In an earlier analysis of the SAPPHIRE data, Dr. Donald E. Cutlip and colleagues had shown that stenting is not inferior to endarterectomy for outcomes at 30 days and at one year. The present analysis, reported in The New England Journal of Medicine for April 10, describes the results seen at three years.
By three years, the prespecified endpoint of death, ipsilateral stroke or MI (within 30 days of treatment) had occurred in 24.6 per cent of stent-treated patients. The corresponding rate in the surgery group was higher, but not significantly different -- 26.9 per cent.
The study involved 334 high-risk patients who had symptomatic carotid stenosis of at least 50 per cent or asymptomatic stenosis of at least 80 per cent. Follow-up data at three years were available for 260 patients, including 85.6 per cent of those in the stenting group and 70.1 per cent of those in the surgery group.
Criteria for high-risk status included one or more of the following: age over 80 years, clinically significant cardiac disease (heart failure, abnormal stress test, or need for open-heart surgery), severe pulmonary disease, contralateral carotid blockage, contralateral laryngeal-nerve palsy, recurrent stenosis after carotid endarterectomy, and prior radical neck surgery or radiotherapy to the neck.

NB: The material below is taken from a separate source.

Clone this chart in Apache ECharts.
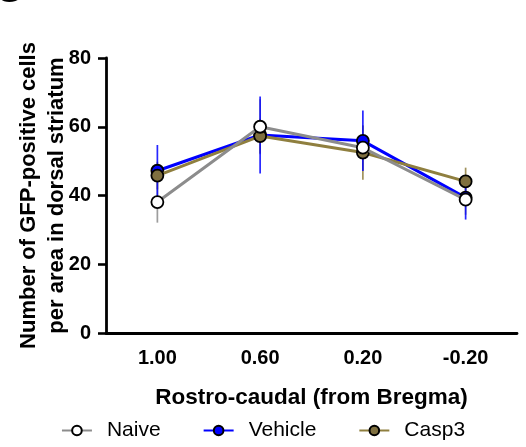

Fifteen strokes occurred in each group, the report indicates. Eleven of the strokes in the stenting group and nine of those in the surgery group were ipsilateral.
Reflecting on the results, the authors conclude that "we could not demonstrate a significant difference between protected carotid artery stenting and carotid endarterectomy with respect to the risk of stroke or other major adverse events in our high-risk patients at three years."
They add, "We also found no evidence of an increased risk of repeat revascularization within three years after treatment."